**Exercise details**
Every line of the listing must be reproduced as it stands. Leave the images behind.

**Dataset extract**
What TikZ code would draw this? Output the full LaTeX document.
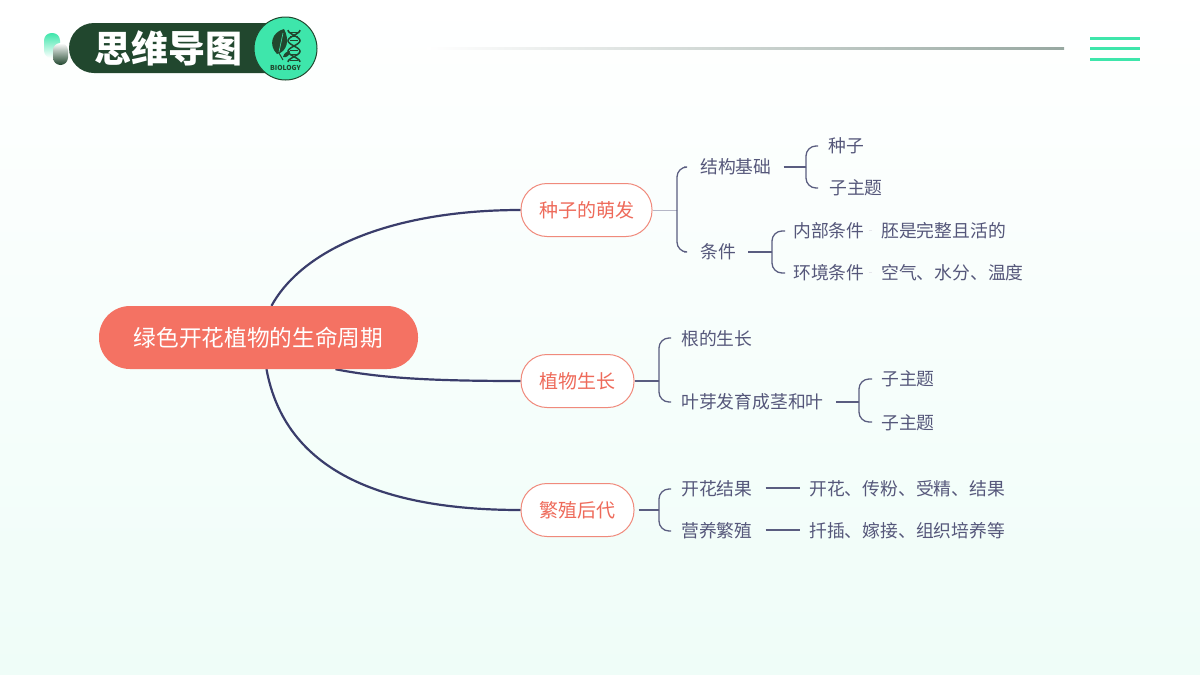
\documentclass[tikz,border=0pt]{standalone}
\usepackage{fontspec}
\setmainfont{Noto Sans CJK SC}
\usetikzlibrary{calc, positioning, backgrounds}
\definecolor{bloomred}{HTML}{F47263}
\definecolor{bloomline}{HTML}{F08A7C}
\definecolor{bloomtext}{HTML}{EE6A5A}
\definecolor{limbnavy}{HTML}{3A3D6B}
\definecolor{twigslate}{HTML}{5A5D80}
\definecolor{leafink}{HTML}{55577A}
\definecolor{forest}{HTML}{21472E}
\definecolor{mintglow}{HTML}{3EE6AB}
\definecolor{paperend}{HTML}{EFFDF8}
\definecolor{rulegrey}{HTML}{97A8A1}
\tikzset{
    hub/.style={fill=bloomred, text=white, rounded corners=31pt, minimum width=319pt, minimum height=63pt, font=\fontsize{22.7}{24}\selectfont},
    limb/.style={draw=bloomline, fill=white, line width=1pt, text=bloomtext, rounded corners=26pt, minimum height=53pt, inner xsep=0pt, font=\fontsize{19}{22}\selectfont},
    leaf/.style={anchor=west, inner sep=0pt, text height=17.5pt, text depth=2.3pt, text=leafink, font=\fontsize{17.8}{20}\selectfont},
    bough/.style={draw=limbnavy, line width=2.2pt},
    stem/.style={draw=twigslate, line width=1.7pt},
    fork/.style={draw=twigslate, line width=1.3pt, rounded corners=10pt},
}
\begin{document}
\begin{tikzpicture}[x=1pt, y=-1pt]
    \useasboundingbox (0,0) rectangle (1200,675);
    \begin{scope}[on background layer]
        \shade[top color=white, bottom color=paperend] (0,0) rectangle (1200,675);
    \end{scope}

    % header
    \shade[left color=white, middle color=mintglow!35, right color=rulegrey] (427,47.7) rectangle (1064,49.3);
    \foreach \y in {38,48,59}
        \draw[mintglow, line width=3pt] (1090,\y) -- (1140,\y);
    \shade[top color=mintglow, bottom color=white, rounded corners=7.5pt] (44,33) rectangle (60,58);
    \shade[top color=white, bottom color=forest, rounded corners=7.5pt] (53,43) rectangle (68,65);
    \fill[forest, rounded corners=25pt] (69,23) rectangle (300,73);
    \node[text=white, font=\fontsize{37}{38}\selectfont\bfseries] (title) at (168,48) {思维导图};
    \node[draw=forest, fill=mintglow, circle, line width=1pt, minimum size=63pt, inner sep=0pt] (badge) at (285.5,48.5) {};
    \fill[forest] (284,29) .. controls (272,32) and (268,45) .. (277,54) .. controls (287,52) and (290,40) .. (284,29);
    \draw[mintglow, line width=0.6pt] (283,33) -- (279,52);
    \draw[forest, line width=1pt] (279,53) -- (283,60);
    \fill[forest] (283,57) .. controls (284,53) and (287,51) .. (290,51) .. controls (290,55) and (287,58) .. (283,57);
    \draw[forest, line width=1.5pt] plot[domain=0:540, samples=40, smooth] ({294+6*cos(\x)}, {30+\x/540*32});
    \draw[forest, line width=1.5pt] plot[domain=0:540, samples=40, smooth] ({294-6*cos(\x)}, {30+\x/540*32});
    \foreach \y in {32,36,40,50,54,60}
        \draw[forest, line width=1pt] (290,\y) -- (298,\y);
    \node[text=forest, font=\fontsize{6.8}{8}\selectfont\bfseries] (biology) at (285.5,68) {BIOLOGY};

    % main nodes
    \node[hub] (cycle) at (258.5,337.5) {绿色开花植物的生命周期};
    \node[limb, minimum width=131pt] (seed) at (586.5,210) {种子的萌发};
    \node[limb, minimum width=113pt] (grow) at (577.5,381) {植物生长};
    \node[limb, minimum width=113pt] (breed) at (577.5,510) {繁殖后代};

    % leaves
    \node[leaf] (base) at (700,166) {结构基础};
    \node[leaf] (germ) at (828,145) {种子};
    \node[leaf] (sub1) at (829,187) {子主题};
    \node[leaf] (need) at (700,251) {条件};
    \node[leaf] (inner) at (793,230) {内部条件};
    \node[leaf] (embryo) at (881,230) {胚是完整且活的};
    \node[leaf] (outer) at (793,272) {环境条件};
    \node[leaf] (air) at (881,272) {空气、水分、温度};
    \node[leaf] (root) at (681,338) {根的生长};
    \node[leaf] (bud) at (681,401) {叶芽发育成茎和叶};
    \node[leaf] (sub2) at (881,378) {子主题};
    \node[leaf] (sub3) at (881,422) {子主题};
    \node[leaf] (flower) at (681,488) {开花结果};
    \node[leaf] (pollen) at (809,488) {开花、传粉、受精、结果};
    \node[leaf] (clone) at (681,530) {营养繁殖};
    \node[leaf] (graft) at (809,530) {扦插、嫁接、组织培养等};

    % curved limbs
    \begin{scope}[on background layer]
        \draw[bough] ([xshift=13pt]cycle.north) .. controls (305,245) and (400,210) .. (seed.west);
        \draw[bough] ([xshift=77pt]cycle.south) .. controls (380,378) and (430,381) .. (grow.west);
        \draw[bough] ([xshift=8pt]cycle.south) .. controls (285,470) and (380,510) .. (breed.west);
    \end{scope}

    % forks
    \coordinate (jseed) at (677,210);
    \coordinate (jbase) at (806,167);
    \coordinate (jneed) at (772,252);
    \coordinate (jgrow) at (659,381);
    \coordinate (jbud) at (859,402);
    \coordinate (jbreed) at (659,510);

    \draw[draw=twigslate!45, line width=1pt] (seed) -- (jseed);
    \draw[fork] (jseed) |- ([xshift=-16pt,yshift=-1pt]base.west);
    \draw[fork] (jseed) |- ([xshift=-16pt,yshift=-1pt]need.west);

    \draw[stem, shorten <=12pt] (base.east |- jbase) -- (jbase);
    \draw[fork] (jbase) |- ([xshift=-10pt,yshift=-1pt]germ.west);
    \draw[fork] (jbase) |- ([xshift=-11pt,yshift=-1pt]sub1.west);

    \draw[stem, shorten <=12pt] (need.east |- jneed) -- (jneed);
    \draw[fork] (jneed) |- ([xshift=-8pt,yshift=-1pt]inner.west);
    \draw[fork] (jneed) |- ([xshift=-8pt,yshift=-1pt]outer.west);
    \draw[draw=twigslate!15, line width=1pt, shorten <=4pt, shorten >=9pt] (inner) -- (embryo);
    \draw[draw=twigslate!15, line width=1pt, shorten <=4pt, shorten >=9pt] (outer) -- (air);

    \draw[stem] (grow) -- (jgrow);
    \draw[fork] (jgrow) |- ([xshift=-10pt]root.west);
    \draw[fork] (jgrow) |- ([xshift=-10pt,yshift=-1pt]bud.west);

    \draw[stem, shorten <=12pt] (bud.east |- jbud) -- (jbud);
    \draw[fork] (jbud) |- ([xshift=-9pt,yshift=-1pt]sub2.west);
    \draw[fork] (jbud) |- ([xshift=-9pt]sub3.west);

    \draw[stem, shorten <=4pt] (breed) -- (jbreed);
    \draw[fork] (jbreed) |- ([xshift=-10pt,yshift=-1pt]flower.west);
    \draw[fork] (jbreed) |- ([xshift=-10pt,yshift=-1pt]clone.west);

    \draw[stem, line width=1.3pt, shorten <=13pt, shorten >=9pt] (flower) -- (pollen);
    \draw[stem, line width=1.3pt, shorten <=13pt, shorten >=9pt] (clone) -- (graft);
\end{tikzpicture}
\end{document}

**Solution**
What TikZ code would draw this? Output the full LaTeX document.
\documentclass[tikz,border=0pt]{standalone}
\usepackage{fontspec}
\setmainfont{Noto Sans CJK SC}
\usetikzlibrary{calc, positioning, backgrounds}
\definecolor{bloomred}{HTML}{F47263}
\definecolor{bloomline}{HTML}{F08A7C}
\definecolor{bloomtext}{HTML}{EE6A5A}
\definecolor{limbnavy}{HTML}{3A3D6B}
\definecolor{twigslate}{HTML}{5A5D80}
\definecolor{leafink}{HTML}{55577A}
\definecolor{forest}{HTML}{21472E}
\definecolor{mintglow}{HTML}{3EE6AB}
\definecolor{paperend}{HTML}{EFFDF8}
\definecolor{rulegrey}{HTML}{97A8A1}
\tikzset{
    hub/.style={fill=bloomred, text=white, rounded corners=31pt, minimum width=319pt, minimum height=63pt, font=\fontsize{22.7}{24}\selectfont},
    limb/.style={draw=bloomline, fill=white, line width=1pt, text=bloomtext, rounded corners=26pt, minimum height=53pt, inner xsep=0pt, font=\fontsize{19}{22}\selectfont},
    leaf/.style={anchor=west, inner sep=0pt, text height=17.5pt, text depth=2.3pt, text=leafink, font=\fontsize{17.8}{20}\selectfont},
    bough/.style={draw=limbnavy, line width=2.2pt},
    stem/.style={draw=twigslate, line width=1.7pt},
    fork/.style={draw=twigslate, line width=1.3pt, rounded corners=10pt},
}
\begin{document}
\begin{tikzpicture}[x=1pt, y=-1pt]
    \useasboundingbox (0,0) rectangle (1200,675);
    \begin{scope}[on background layer]
        \shade[top color=white, bottom color=paperend] (0,0) rectangle (1200,675);
    \end{scope}

    % header
    \shade[left color=white, middle color=mintglow!35, right color=rulegrey] (427,47.7) rectangle (1064,49.3);
    \foreach \y in {38,48,59}
        \draw[mintglow, line width=3pt] (1090,\y) -- (1140,\y);
    \shade[top color=mintglow, bottom color=white, rounded corners=7.5pt] (44,33) rectangle (60,58);
    \shade[top color=white, bottom color=forest, rounded corners=7.5pt] (53,43) rectangle (68,65);
    \fill[forest, rounded corners=25pt] (69,23) rectangle (300,73);
    \node[text=white, font=\fontsize{37}{38}\selectfont\bfseries] (title) at (168,48) {思维导图};
    \node[draw=forest, fill=mintglow, circle, line width=1pt, minimum size=63pt, inner sep=0pt] (badge) at (285.5,48.5) {};
    \fill[forest] (284,29) .. controls (272,32) and (268,45) .. (277,54) .. controls (287,52) and (290,40) .. (284,29);
    \draw[mintglow, line width=0.6pt] (283,33) -- (279,52);
    \draw[forest, line width=1pt] (279,53) -- (283,60);
    \fill[forest] (283,57) .. controls (284,53) and (287,51) .. (290,51) .. controls (290,55) and (287,58) .. (283,57);
    \draw[forest, line width=1.5pt] plot[domain=0:540, samples=40, smooth] ({294+6*cos(\x)}, {30+\x/540*32});
    \draw[forest, line width=1.5pt] plot[domain=0:540, samples=40, smooth] ({294-6*cos(\x)}, {30+\x/540*32});
    \foreach \y in {32,36,40,50,54,60}
        \draw[forest, line width=1pt] (290,\y) -- (298,\y);
    \node[text=forest, font=\fontsize{6.8}{8}\selectfont\bfseries] (biology) at (285.5,68) {BIOLOGY};

    % main nodes
    \node[hub] (cycle) at (258.5,337.5) {绿色开花植物的生命周期};
    \node[limb, minimum width=131pt] (seed) at (586.5,210) {种子的萌发};
    \node[limb, minimum width=113pt] (grow) at (577.5,381) {植物生长};
    \node[limb, minimum width=113pt] (breed) at (577.5,510) {繁殖后代};

    % leaves
    \node[leaf] (base) at (700,166) {结构基础};
    \node[leaf] (germ) at (828,145) {种子};
    \node[leaf] (sub1) at (829,187) {子主题};
    \node[leaf] (need) at (700,251) {条件};
    \node[leaf] (inner) at (793,230) {内部条件};
    \node[leaf] (embryo) at (881,230) {胚是完整且活的};
    \node[leaf] (outer) at (793,272) {环境条件};
    \node[leaf] (air) at (881,272) {空气、水分、温度};
    \node[leaf] (root) at (681,338) {根的生长};
    \node[leaf] (bud) at (681,401) {叶芽发育成茎和叶};
    \node[leaf] (sub2) at (881,378) {子主题};
    \node[leaf] (sub3) at (881,422) {子主题};
    \node[leaf] (flower) at (681,488) {开花结果};
    \node[leaf] (pollen) at (809,488) {开花、传粉、受精、结果};
    \node[leaf] (clone) at (681,530) {营养繁殖};
    \node[leaf] (graft) at (809,530) {扦插、嫁接、组织培养等};

    % curved limbs
    \begin{scope}[on background layer]
        \draw[bough] ([xshift=13pt]cycle.north) .. controls (305,245) and (400,210) .. (seed.west);
        \draw[bough] ([xshift=77pt]cycle.south) .. controls (380,378) and (430,381) .. (grow.west);
        \draw[bough] ([xshift=8pt]cycle.south) .. controls (285,470) and (380,510) .. (breed.west);
    \end{scope}

    % forks
    \coordinate (jseed) at (677,210);
    \coordinate (jbase) at (806,167);
    \coordinate (jneed) at (772,252);
    \coordinate (jgrow) at (659,381);
    \coordinate (jbud) at (859,402);
    \coordinate (jbreed) at (659,510);

    \draw[draw=twigslate!45, line width=1pt] (seed) -- (jseed);
    \draw[fork] (jseed) |- ([xshift=-16pt,yshift=-1pt]base.west);
    \draw[fork] (jseed) |- ([xshift=-16pt,yshift=-1pt]need.west);

    \draw[stem, shorten <=12pt] (base.east |- jbase) -- (jbase);
    \draw[fork] (jbase) |- ([xshift=-10pt,yshift=-1pt]germ.west);
    \draw[fork] (jbase) |- ([xshift=-11pt,yshift=-1pt]sub1.west);

    \draw[stem, shorten <=12pt] (need.east |- jneed) -- (jneed);
    \draw[fork] (jneed) |- ([xshift=-8pt,yshift=-1pt]inner.west);
    \draw[fork] (jneed) |- ([xshift=-8pt,yshift=-1pt]outer.west);
    \draw[draw=twigslate!15, line width=1pt, shorten <=4pt, shorten >=9pt] (inner) -- (embryo);
    \draw[draw=twigslate!15, line width=1pt, shorten <=4pt, shorten >=9pt] (outer) -- (air);

    \draw[stem] (grow) -- (jgrow);
    \draw[fork] (jgrow) |- ([xshift=-10pt]root.west);
    \draw[fork] (jgrow) |- ([xshift=-10pt,yshift=-1pt]bud.west);

    \draw[stem, shorten <=12pt] (bud.east |- jbud) -- (jbud);
    \draw[fork] (jbud) |- ([xshift=-9pt,yshift=-1pt]sub2.west);
    \draw[fork] (jbud) |- ([xshift=-9pt]sub3.west);

    \draw[stem, shorten <=4pt] (breed) -- (jbreed);
    \draw[fork] (jbreed) |- ([xshift=-10pt,yshift=-1pt]flower.west);
    \draw[fork] (jbreed) |- ([xshift=-10pt,yshift=-1pt]clone.west);

    \draw[stem, line width=1.3pt, shorten <=13pt, shorten >=9pt] (flower) -- (pollen);
    \draw[stem, line width=1.3pt, shorten <=13pt, shorten >=9pt] (clone) -- (graft);
\end{tikzpicture}
\end{document}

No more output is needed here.